CFD-assisted linearized frequency-domain analysis of motion and structural loads for floating structures with damping plates

Abstract

Damping plates are widely used on floating offshore structures to reduce the dynamic responses in waves. Linearization of the nonlinear drag loads are needed to solve the floater motions by frequency-domain methods, which, to date, still dominate the analysis of wave-frequency responses of floating structures in engineering practice. While existing studies focus on damping effects on heave motions, there is a lack of understanding on how the drag loads on damping plates should be modeled to predict the angular motions and structural loads of the floaters. Two different configurations of Morison elements are investigated in this paper.

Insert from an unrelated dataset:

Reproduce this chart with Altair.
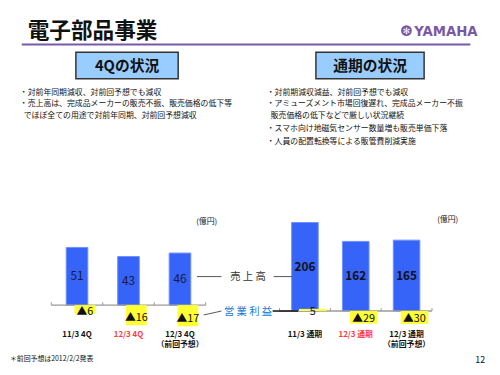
import altair as alt
import pandas as pd

# ---------------- data ----------------
title_text = "電子部品事業"
brand = "YAMAHA"
box_titles = ["4Qの状況", "通期の状況"]
left_bullets = [
    "・対前年同期減収、対前回予想でも減収",
    "・売上高は、完成品メーカーの販売不振、販売価格の低下等",
    "でほぼ全ての用途で対前年同期、対前回予想減収",
]
right_bullets = [
    "・対前期減収減益、対前回予想でも減収",
    "・アミューズメント市場回復遅れ、完成品メーカー不振",
    "販売価格の低下などで厳しい状況継続",
    "・スマホ向け地磁気センサー数量増も販売単価下落",
    "・人員の配置転換等による販管費削減実施",
]
cats_q = ["11/3 4Q", "12/3 4Q", "12/3 4Q\n（前回予想）"]
sales_q = [51, 43, 46]
profit_q = [-6, -16, -17]
cats_y = ["11/3 通期", "12/3 通期", "12/3 通期\n（前回予想）"]
sales_y = [206, 162, 165]
profit_y = [5, -29, -30]
unit_label = "(億円)"
legend_sales = "売 上 高"
legend_profit = "営 業 利 益"
footnote = "＊前回予想は2012/2/2発表"
page_no = "12"

JP = "Noto Sans CJK JP"
OFF = 8  # page margin: reference coords -> chart coords


def R(v):
    return v - OFF


one = pd.DataFrame({"k": [0]})


def txt(s, x, y, size, align="left", weight="normal", color="#111", font=JP, baseline="middle"):
    return alt.Chart(one).mark_text(
        align=align, baseline=baseline, fontSize=size, fontWeight=weight, color=color, font=font
    ).encode(x=alt.value(R(x)), y=alt.value(R(y)), text=alt.value(s))


def line(x1, y1, x2, y2, color="#333", w=1.0):
    return alt.Chart(one).mark_rule(color=color, strokeWidth=w).encode(
        x=alt.value(R(x1)), y=alt.value(R(y1)), x2=alt.value(R(x2)), y2=alt.value(R(y2))
    )


def box(x1, y1, x2, y2, fill, stroke, w=1.5):
    return alt.Chart(one).mark_rect(fill=fill, stroke=stroke, strokeWidth=w).encode(
        x=alt.value(R(x1)), y=alt.value(R(y1)), x2=alt.value(R(x2)), y2=alt.value(R(y2))
    )


def panel(cats, sales, profit, xr, ydom, yr, bw, pw, highlight, vbold, vcolor, poff):
    df = pd.DataFrame({"cat": cats, "sales": sales, "profit": profit})
    xs = alt.Scale(domain=cats, range=[R(xr[0]), R(xr[1])], paddingInner=0, paddingOuter=0)
    ys = alt.Scale(domain=ydom, range=[R(yr[0]), R(yr[1])], nice=False)
    X = alt.X("cat:N", scale=xs, axis=None)
    base = alt.Chart(df)
    bars = base.mark_bar(width=bw, color="#3663F8", stroke="#7090FF", strokeWidth=1).encode(
        x=X, y=alt.Y("sales:Q", scale=ys, axis=None), y2=alt.datum(0)
    )
    axis_line = alt.Chart(one).mark_rule(color="#9A9A9A", strokeWidth=1.5).encode(
        x=alt.value(R(xr[0])), x2=alt.value(R(xr[1])), y=alt.YDatum(0, scale=ys, axis=None)
    )
    ticks = base.mark_rule(color="#9A9A9A", strokeWidth=1, y2Offset=-3).encode(
        x=alt.X("cat:N", scale=xs, axis=None, bandPosition=0),
        y=alt.YDatum(0, scale=ys, axis=None),
        y2=alt.datum(0),
    )
    tick_end = base.transform_filter(alt.datum.cat == cats[-1]).mark_rule(
        color="#9A9A9A", strokeWidth=1, y2Offset=-3
    ).encode(
        x=alt.X("cat:N", scale=xs, axis=None, bandPosition=1),
        y=alt.YDatum(0, scale=ys, axis=None),
        y2=alt.datum(0),
    )
    pbars = base.mark_bar(width=pw, xOffset=8, yOffset=poff, color="#FFFF33").encode(
        x=X, y=alt.Y("profit:Q", scale=ys, axis=None), y2=alt.datum(0)
    )
    vtext = base.transform_calculate(mid="datum.sales/2").mark_text(
        font=JP, fontSize=12, fontWeight="bold" if vbold else "normal", color=vcolor, baseline="middle"
    ).encode(x=X, y=alt.Y("mid:Q", scale=ys, axis=None), text="sales:Q")
    ptext = base.transform_calculate(
        mid="datum.profit/2",
        lab="datum.profit < 0 ? '▲' + abs(datum.profit) : '' + datum.profit",
    ).mark_text(font=JP, fontSize=11, color="#111", baseline="middle", xOffset=8, dy=2 + poff).encode(
        x=X, y=alt.Y("mid:Q", scale=ys, axis=None), text="lab:N"
    )
    clabels = base.mark_text(
        font=JP, fontSize=8, fontWeight="bold", lineBreak="\n", lineHeight=11, baseline="middle"
    ).encode(
        x=X,
        y=alt.value(R(337)),
        text="cat:N",
        color=alt.when(alt.datum.cat == highlight).then(alt.value("#FF3B3B")).otherwise(alt.value("#111")),
    )
    return [bars, axis_line, ticks, tick_end, pbars, vtext, ptext, clabels]


layers = []
# header
layers.append(txt(title_text, 28, 28, 22, weight="bold"))
layers.append(line(22, 42, 478, 42, color="#7B58A6", w=2))
layers.append(
    alt.Chart(one).mark_point(filled=True, shape="circle", size=120, color="#7B58A6", opacity=1).encode(
        x=alt.value(R(413)), y=alt.value(R(28))
    )
)
layers.append(txt("✻", 413, 28, 9, align="center", color="white", font="DejaVu Sans"))
layers.append(
    txt(brand, 421, 28, 15, weight="bold", color="#7B58A6",
        font="Liberation Sans Narrow, DejaVu Sans Condensed, sans-serif")
)

# section boxes
layers.append(box(77, 50, 181, 77, "#99CCFF", "#333333"))
layers.append(box(321, 50, 431, 77, "#99CCFF", "#333333"))
layers.append(txt(box_titles[0], 129, 63.5, 15, align="center", weight="bold"))
layers.append(txt(box_titles[1], 376, 63.5, 15, align="center", weight="bold"))

# bullets
for s, x, y in zip(left_bullets, [20, 20, 24], [91, 102.5, 114.5]):
    layers.append(txt(s, x, y, 8))
for s, x, y in zip(right_bullets, [271, 271, 275, 271, 271], [91, 102.5, 114.5, 127.5, 141]):
    layers.append(txt(s, x, y, 8))

# panels
layers += panel(cats_q, sales_q, profit_q, (52, 209), [-20, 60], (330, 238), 22, 21,
                "12/3 4Q", False, "#1A1A40", 2)
layers += panel(cats_y, sales_y, profit_y, (284, 439), [-40, 220], (330.5, 216.9), 27, 28,
                "12/3 通期", True, "#111", 0)

# units
layers.append(txt(unit_label, 210, 223, 8, align="center"))
layers.append(txt(unit_label, 455, 220, 8, align="center"))

# legend annotations
layers.append(line(200, 278, 225, 278, color="#555"))
layers.append(line(278, 278, 297, 278, color="#555"))
layers.append(txt(legend_sales, 252, 278, 10.5, align="center", color="#333"))
layers.append(line(207, 317, 225, 313, color="#555"))
layers.append(line(277, 313, 303, 313, color="#111", w=1.5))
layers.append(txt(legend_profit, 252, 314, 10.5, align="center", color="#1E78D2"))

# footer
layers.append(txt(footnote, 10, 362, 7))
layers.append(txt(page_no, 488, 363, 9, align="center"))

chart = (
    alt.layer(*layers)
    .resolve_scale(x="independent", y="independent")
    .properties(
        width=492,
        height=367,
        autosize=alt.AutoSizeParams(type="none"),
        padding=0,
        background="white",
    )
    .configure_view(stroke=None)
)

chart.save("out.html", embed_options={"renderer": "svg", "actions": False})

The first considers the entire damping plate as a whole, while the second locates Morison elements at the estimated ‘points of acting’ of drag loads for different parts of the damping plate. Computational Fluid Dynamics (CFD) analysis is utilized to obtain the required drag coefficients and the ‘points of acting’ as function of Keulegan–Carpenter number. In comparison to full CFD analysis of the same floater in regular waves, a hybrid approach is shown to give satisfactory wave-frequency results, not only for motion responses, but also bending moments and shear forces on the damping plate. However, non-negligible second-harmonic structural loads that cannot be properly accounted for by the existing Morison-drag formulation are also identified in CFD analysis, calling for special attention to structural assessment under extreme wave conditions. This study also demonstrates that locating the Morison elements at ‘points of acting’ improves the prediction of motion responses and structural loads at resonance.